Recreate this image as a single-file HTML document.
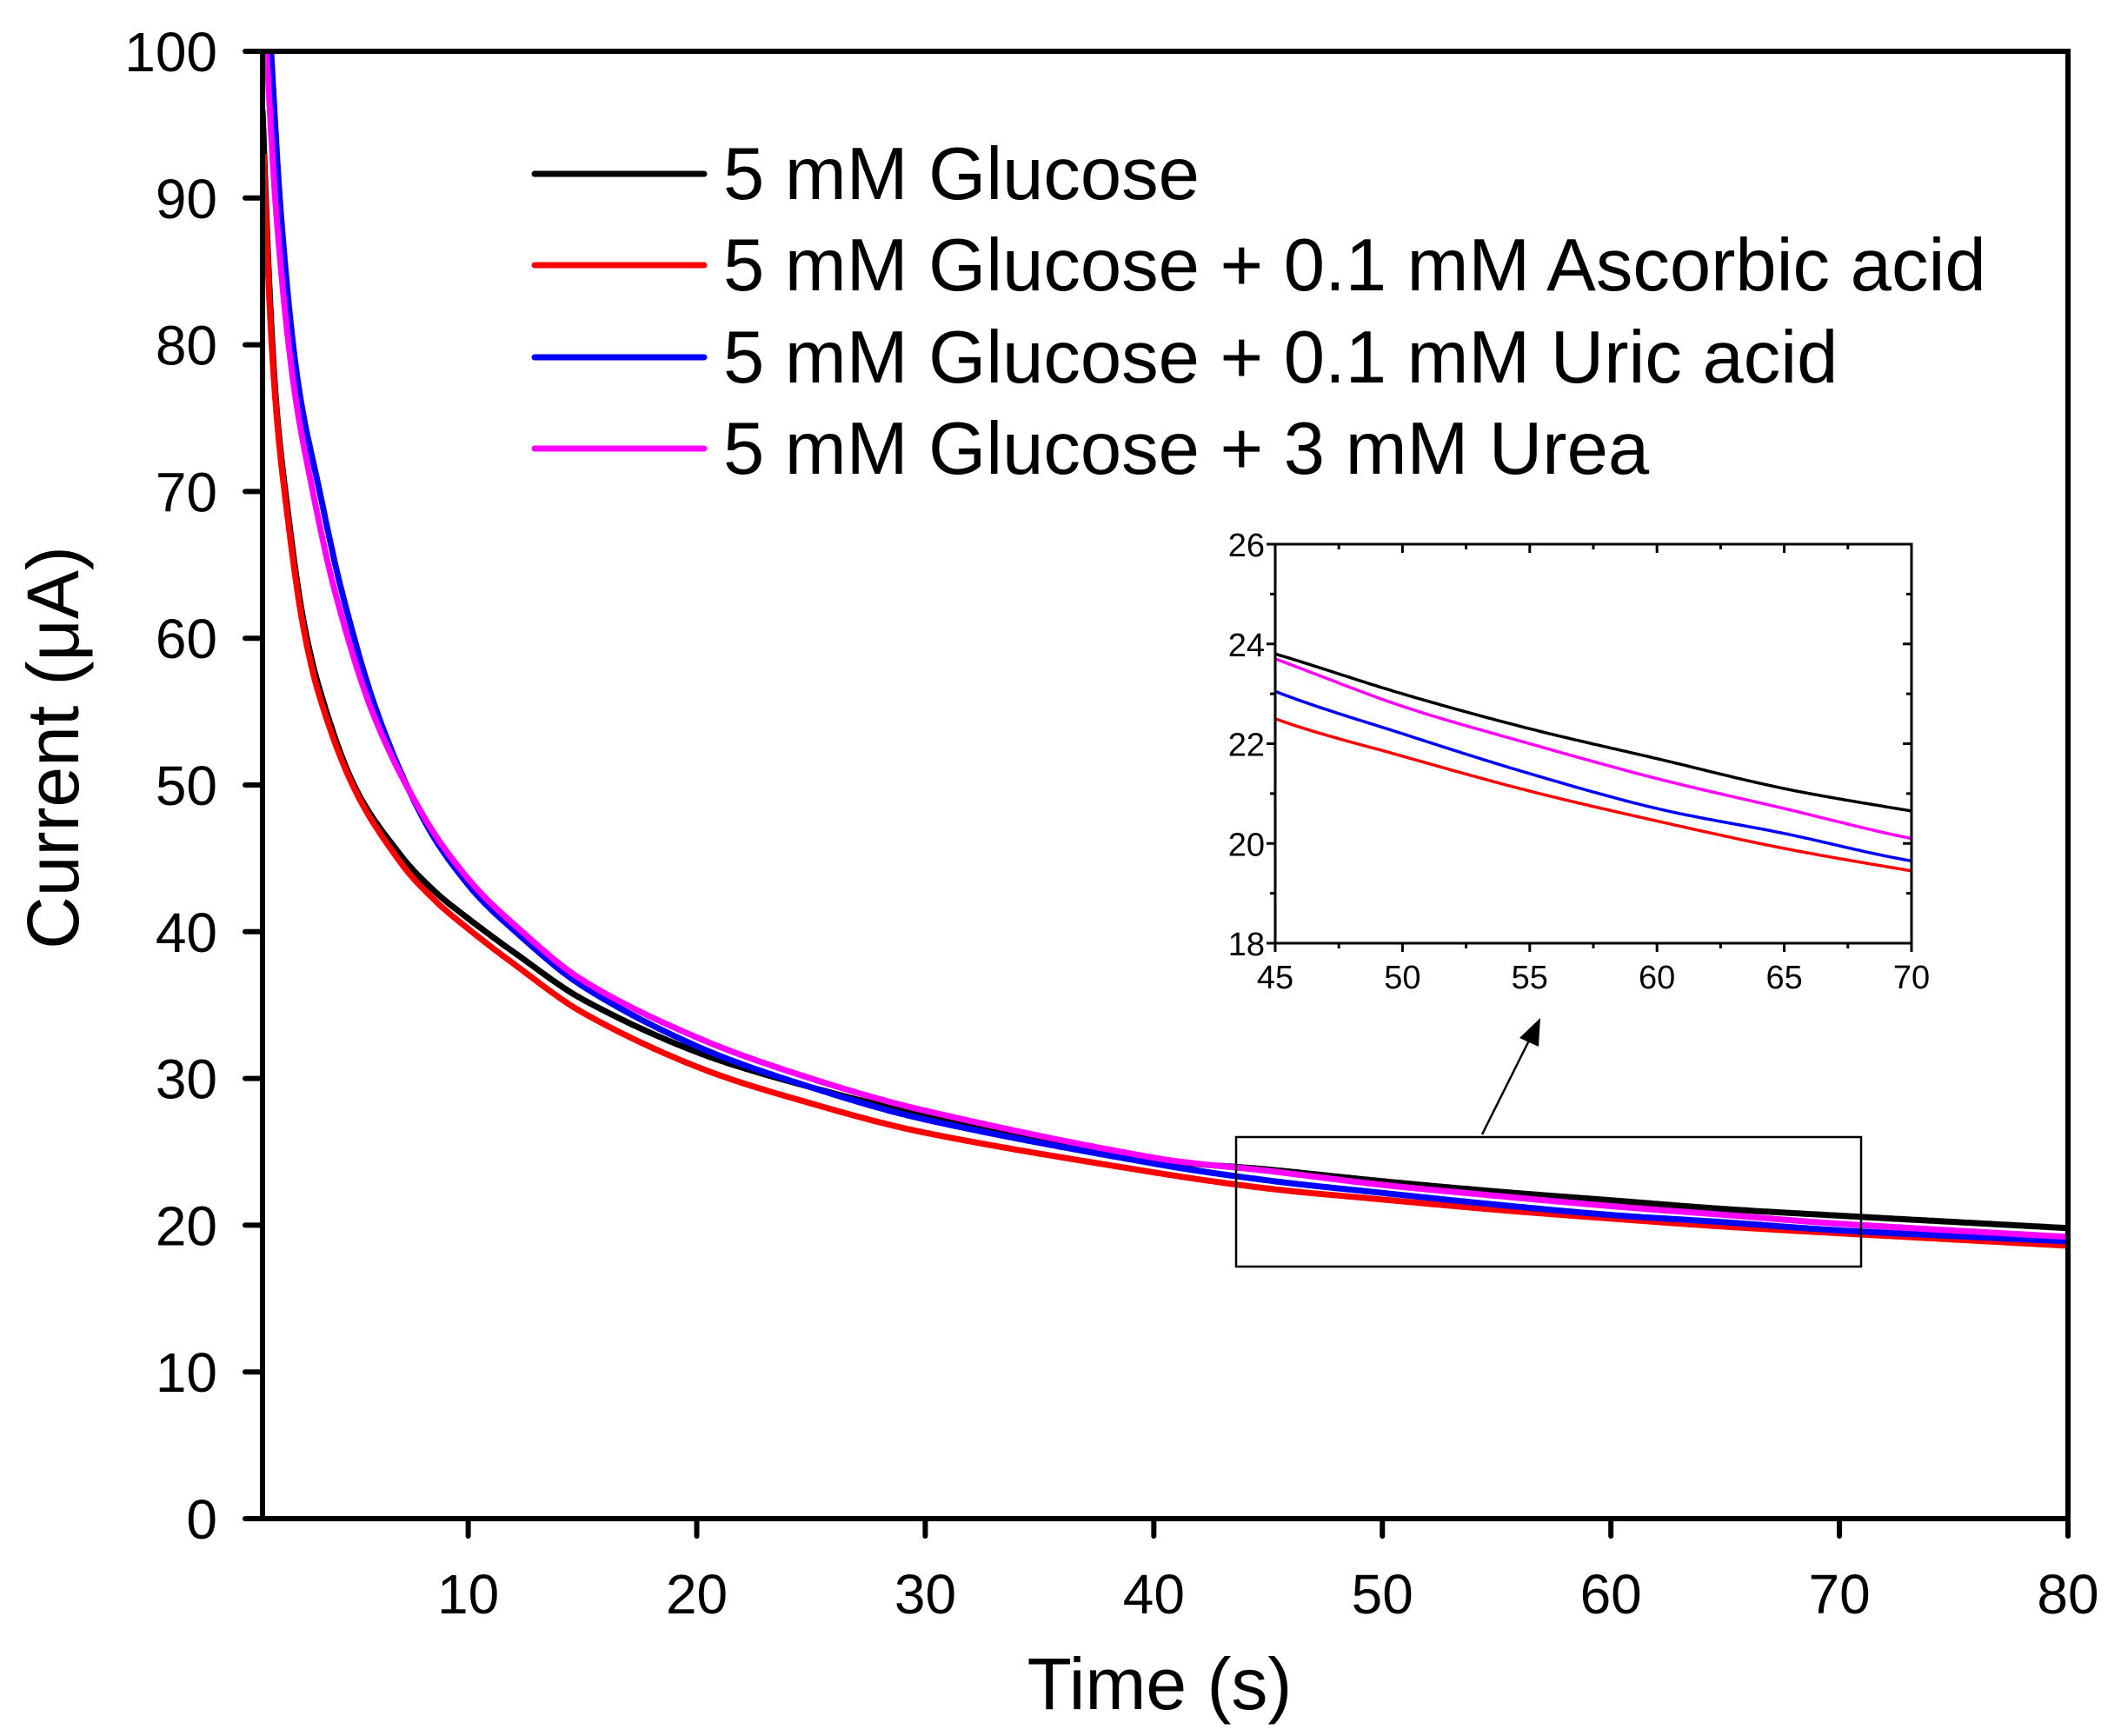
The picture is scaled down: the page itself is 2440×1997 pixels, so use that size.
<!DOCTYPE html>
<html><head><meta charset="utf-8"><style>
html,body{margin:0;padding:0;background:#fff;}
svg{display:block;font-family:"Liberation Sans",Arial,sans-serif;}
</style></head><body>
<svg id="s" width="2440" height="1997" viewBox="0 0 2440 1997" xmlns="http://www.w3.org/2000/svg">
<defs>
<clipPath id="cm"><rect x="302" y="59" width="2077" height="1688"/></clipPath>
<clipPath id="ci"><rect x="1467" y="626" width="732" height="459"/></clipPath>
</defs>
<g id="main" clip-path="url(#cm)"></g>
<rect x="302" y="59" width="2077" height="1688" fill="none" stroke="#000" stroke-width="6"/>
<g id="ticks" stroke="#000" stroke-width="6" stroke-linecap="round"></g>
<g id="lbl" font-size="64" fill="#000"></g>
<text x="1334" y="1966" font-size="84" text-anchor="middle">Time (s)</text>
<text transform="translate(90,860) rotate(-90)" font-size="84" text-anchor="middle">Current (μA)</text>
<g font-size="85" fill="#000">
<line x1="615" y1="200" x2="810" y2="200" stroke="#000" stroke-width="7" stroke-linecap="round"/>
<line x1="615" y1="305" x2="810" y2="305" stroke="#f00" stroke-width="7" stroke-linecap="round"/>
<line x1="615" y1="411" x2="810" y2="411" stroke="#00f" stroke-width="7" stroke-linecap="round"/>
<line x1="615" y1="516" x2="810" y2="516" stroke="#f0f" stroke-width="7" stroke-linecap="round"/>
<text x="832" y="229">5 mM Glucose</text>
<text x="832" y="334">5 mM Glucose + 0.1 mM Ascorbic acid</text>
<text x="832" y="440">5 mM Glucose + 0.1 mM Uric acid</text>
<text x="832" y="545">5 mM Glucose + 3 mM Urea</text>
</g>
<rect x="1422" y="1308" width="719" height="149" fill="none" stroke="#000" stroke-width="2.5"/>
<line x1="1705" y1="1305" x2="1760" y2="1195" stroke="#000" stroke-width="2.5"/>
<polygon points="1772,1171 1748,1194 1770,1204" fill="#000"/>
<rect x="1467" y="626" width="732" height="459" fill="#fff"/>
<g id="inset" clip-path="url(#ci)"></g>
<rect x="1467" y="626" width="732" height="459" fill="none" stroke="#000" stroke-width="3"/>
<g id="iticks" stroke="#000" stroke-width="3"></g>
<g id="ilbl" font-size="38" fill="#000"></g>
</svg>
<script>
var NS="http://www.w3.org/2000/svg";
function el(p,t,a,txt){var e=document.createElementNS(NS,t);for(var k in a)e.setAttribute(k,a[k]);if(txt!==undefined)e.textContent=txt;document.getElementById(p).appendChild(e);return e;}
var S={
k:[[1,96],[1.3,84],[1.6,76],[2.0,70],[2.7,62],[3.5,56.5],[5,50],[7,45.3],[8.5,42.8],[10,40.9],[12,38.6],[15,35.4],[20,31.8],[25,29.4],[30,27.5],[40,24.5],[45,23.8],[50,23.0],[55,22.3],[60,21.7],[65,21.1],[70,20.65],[80,19.8]],
r:[[1.05,93],[1.3,83],[1.6,75.5],[2.0,69.5],[2.7,61.5],[3.5,56],[5,49.8],[7,44.8],[8.5,42.2],[10,40.2],[12,37.8],[15,34.5],[20,30.8],[25,28.3],[30,26.3],[40,23.6],[45,22.5],[50,21.75],[55,21.05],[60,20.45],[65,19.9],[70,19.45],[80,18.6]],
b:[[1.3,102],[1.8,89],[2.5,78],[3.5,70],[4.5,63],[6,55],[8,47.8],[10,43.2],[12,40.1],[15,36.3],[20,32.2],[25,29.4],[30,27.2],[40,24.2],[45,23.05],[50,22.2],[55,21.4],[60,20.7],[65,20.2],[70,19.65],[80,18.9]],
m:[[1.1,102],[1.6,89],[2.3,78],[3.2,70],[4.2,63],[5.8,55],[8,48],[10,43.6],[12,40.5],[15,36.7],[20,32.8],[25,30],[30,27.8],[40,24.6],[45,23.7],[50,22.75],[55,22.0],[60,21.3],[65,20.7],[70,20.1],[80,19.2]]};
var col={k:"#000",r:"#f00",b:"#00f",m:"#f0f"};
function interp(pts,t){for(var i=0;i<pts.length-1;i++){if(t<=pts[i+1][0]||i==pts.length-2){var p0=pts[Math.max(i-1,0)],p1=pts[i],p2=pts[i+1],p3=pts[Math.min(i+2,pts.length-1)];
var h=p2[0]-p1[0],u=(t-p1[0])/h;
var m1=(p2[1]-p0[1])/(p2[0]-p0[0])*h, m2=(p3[1]-p1[1])/(p3[0]-p1[0])*h;
var u2=u*u,u3=u2*u;return (2*u3-3*u2+1)*p1[1]+(u3-2*u2+u)*m1+(-2*u3+3*u2)*p2[1]+(u3-u2)*m2;}}}
function path(pts,X,Y,t0,t1,n){var d="";for(var i=0;i<=n;i++){var t=t0+(t1-t0)*(i/n);var v=interp(pts,t);d+=(i?"L":"M")+X(t).toFixed(1)+","+Y(v).toFixed(1);}return d;}
var MX=function(t){return 302+(t-1)*2077/79;},MY=function(v){return 1747-v*16.88;};
var IX=function(t){return 1467+(t-45)*732/25;},IY=function(v){return 1085-(v-18)*459/8;};
["k","r","b","m"].forEach(function(k){var p=S[k];
var d1=path(p,MX,MY,p[0][0],3,200)+path(p,MX,MY,3,80,600).replace(/^M/,"L");
el("main","path",{d:d1,fill:"none",stroke:col[k],"stroke-width":7,"stroke-linejoin":"round"});
el("inset","path",{d:path(p,IX,IY,45,70,200),fill:"none",stroke:col[k],"stroke-width":3.5});});
for(var v=0;v<=100;v+=10){var y=MY(v);el("ticks","line",{x1:282,y1:y,x2:302,y2:y});el("lbl","text",{x:250,y:y+23,"text-anchor":"end"},v);}
for(var t=10;t<=80;t+=10){var x=MX(t);el("ticks","line",{x1:x,y1:1747,x2:x,y2:1767});el("lbl","text",{x:x,y:1856,"text-anchor":"middle"},t);}
for(var t=45;t<=70;t+=2.5){var x=IX(t),L=(t%5==0)?10:6;el("iticks","line",{x1:x,y1:1085,x2:x,y2:1085+L});el("iticks","line",{x1:x,y1:626,x2:x,y2:626+L});if(t%5==0)el("ilbl","text",{x:x,y:1137,"text-anchor":"middle"},t);}
for(var v=18;v<=26;v+=1){var y=IY(v),L=(v%2==0)?10:6;el("iticks","line",{x1:1467-L,y1:y,x2:1467,y2:y});el("iticks","line",{x1:2199-L,y1:y,x2:2199,y2:y});if(v%2==0)el("ilbl","text",{x:1455,y:y+14,"text-anchor":"end"},v);}
</script>
</body></html>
+ + + + +
**TASK BRIEF:**
Take the data above and repeat it exactly, leaving each picture out.

**WRITTEN SOLUTION:**
Recreate this image as a single-file HTML document.
The picture is scaled down: the page itself is 2440×1997 pixels, so use that size.
<!DOCTYPE html>
<html><head><meta charset="utf-8"><style>
html,body{margin:0;padding:0;background:#fff;}
svg{display:block;font-family:"Liberation Sans",Arial,sans-serif;}
</style></head><body>
<svg id="s" width="2440" height="1997" viewBox="0 0 2440 1997" xmlns="http://www.w3.org/2000/svg">
<defs>
<clipPath id="cm"><rect x="302" y="59" width="2077" height="1688"/></clipPath>
<clipPath id="ci"><rect x="1467" y="626" width="732" height="459"/></clipPath>
</defs>
<g id="main" clip-path="url(#cm)"></g>
<rect x="302" y="59" width="2077" height="1688" fill="none" stroke="#000" stroke-width="6"/>
<g id="ticks" stroke="#000" stroke-width="6" stroke-linecap="round"></g>
<g id="lbl" font-size="64" fill="#000"></g>
<text x="1334" y="1966" font-size="84" text-anchor="middle">Time (s)</text>
<text transform="translate(90,860) rotate(-90)" font-size="84" text-anchor="middle">Current (μA)</text>
<g font-size="85" fill="#000">
<line x1="615" y1="200" x2="810" y2="200" stroke="#000" stroke-width="7" stroke-linecap="round"/>
<line x1="615" y1="305" x2="810" y2="305" stroke="#f00" stroke-width="7" stroke-linecap="round"/>
<line x1="615" y1="411" x2="810" y2="411" stroke="#00f" stroke-width="7" stroke-linecap="round"/>
<line x1="615" y1="516" x2="810" y2="516" stroke="#f0f" stroke-width="7" stroke-linecap="round"/>
<text x="832" y="229">5 mM Glucose</text>
<text x="832" y="334">5 mM Glucose + 0.1 mM Ascorbic acid</text>
<text x="832" y="440">5 mM Glucose + 0.1 mM Uric acid</text>
<text x="832" y="545">5 mM Glucose + 3 mM Urea</text>
</g>
<rect x="1422" y="1308" width="719" height="149" fill="none" stroke="#000" stroke-width="2.5"/>
<line x1="1705" y1="1305" x2="1760" y2="1195" stroke="#000" stroke-width="2.5"/>
<polygon points="1772,1171 1748,1194 1770,1204" fill="#000"/>
<rect x="1467" y="626" width="732" height="459" fill="#fff"/>
<g id="inset" clip-path="url(#ci)"></g>
<rect x="1467" y="626" width="732" height="459" fill="none" stroke="#000" stroke-width="3"/>
<g id="iticks" stroke="#000" stroke-width="3"></g>
<g id="ilbl" font-size="38" fill="#000"></g>
</svg>
<script>
var NS="http://www.w3.org/2000/svg";
function el(p,t,a,txt){var e=document.createElementNS(NS,t);for(var k in a)e.setAttribute(k,a[k]);if(txt!==undefined)e.textContent=txt;document.getElementById(p).appendChild(e);return e;}
var S={
k:[[1,96],[1.3,84],[1.6,76],[2.0,70],[2.7,62],[3.5,56.5],[5,50],[7,45.3],[8.5,42.8],[10,40.9],[12,38.6],[15,35.4],[20,31.8],[25,29.4],[30,27.5],[40,24.5],[45,23.8],[50,23.0],[55,22.3],[60,21.7],[65,21.1],[70,20.65],[80,19.8]],
r:[[1.05,93],[1.3,83],[1.6,75.5],[2.0,69.5],[2.7,61.5],[3.5,56],[5,49.8],[7,44.8],[8.5,42.2],[10,40.2],[12,37.8],[15,34.5],[20,30.8],[25,28.3],[30,26.3],[40,23.6],[45,22.5],[50,21.75],[55,21.05],[60,20.45],[65,19.9],[70,19.45],[80,18.6]],
b:[[1.3,102],[1.8,89],[2.5,78],[3.5,70],[4.5,63],[6,55],[8,47.8],[10,43.2],[12,40.1],[15,36.3],[20,32.2],[25,29.4],[30,27.2],[40,24.2],[45,23.05],[50,22.2],[55,21.4],[60,20.7],[65,20.2],[70,19.65],[80,18.9]],
m:[[1.1,102],[1.6,89],[2.3,78],[3.2,70],[4.2,63],[5.8,55],[8,48],[10,43.6],[12,40.5],[15,36.7],[20,32.8],[25,30],[30,27.8],[40,24.6],[45,23.7],[50,22.75],[55,22.0],[60,21.3],[65,20.7],[70,20.1],[80,19.2]]};
var col={k:"#000",r:"#f00",b:"#00f",m:"#f0f"};
function interp(pts,t){for(var i=0;i<pts.length-1;i++){if(t<=pts[i+1][0]||i==pts.length-2){var p0=pts[Math.max(i-1,0)],p1=pts[i],p2=pts[i+1],p3=pts[Math.min(i+2,pts.length-1)];
var h=p2[0]-p1[0],u=(t-p1[0])/h;
var m1=(p2[1]-p0[1])/(p2[0]-p0[0])*h, m2=(p3[1]-p1[1])/(p3[0]-p1[0])*h;
var u2=u*u,u3=u2*u;return (2*u3-3*u2+1)*p1[1]+(u3-2*u2+u)*m1+(-2*u3+3*u2)*p2[1]+(u3-u2)*m2;}}}
function path(pts,X,Y,t0,t1,n){var d="";for(var i=0;i<=n;i++){var t=t0+(t1-t0)*(i/n);var v=interp(pts,t);d+=(i?"L":"M")+X(t).toFixed(1)+","+Y(v).toFixed(1);}return d;}
var MX=function(t){return 302+(t-1)*2077/79;},MY=function(v){return 1747-v*16.88;};
var IX=function(t){return 1467+(t-45)*732/25;},IY=function(v){return 1085-(v-18)*459/8;};
["k","r","b","m"].forEach(function(k){var p=S[k];
var d1=path(p,MX,MY,p[0][0],3,200)+path(p,MX,MY,3,80,600).replace(/^M/,"L");
el("main","path",{d:d1,fill:"none",stroke:col[k],"stroke-width":7,"stroke-linejoin":"round"});
el("inset","path",{d:path(p,IX,IY,45,70,200),fill:"none",stroke:col[k],"stroke-width":3.5});});
for(var v=0;v<=100;v+=10){var y=MY(v);el("ticks","line",{x1:282,y1:y,x2:302,y2:y});el("lbl","text",{x:250,y:y+23,"text-anchor":"end"},v);}
for(var t=10;t<=80;t+=10){var x=MX(t);el("ticks","line",{x1:x,y1:1747,x2:x,y2:1767});el("lbl","text",{x:x,y:1856,"text-anchor":"middle"},t);}
for(var t=45;t<=70;t+=2.5){var x=IX(t),L=(t%5==0)?10:6;el("iticks","line",{x1:x,y1:1085,x2:x,y2:1085+L});el("iticks","line",{x1:x,y1:626,x2:x,y2:626+L});if(t%5==0)el("ilbl","text",{x:x,y:1137,"text-anchor":"middle"},t);}
for(var v=18;v<=26;v+=1){var y=IY(v),L=(v%2==0)?10:6;el("iticks","line",{x1:1467-L,y1:y,x2:1467,y2:y});el("iticks","line",{x1:2199-L,y1:y,x2:2199,y2:y});if(v%2==0)el("ilbl","text",{x:1455,y:y+14,"text-anchor":"end"},v);}
</script>
</body></html>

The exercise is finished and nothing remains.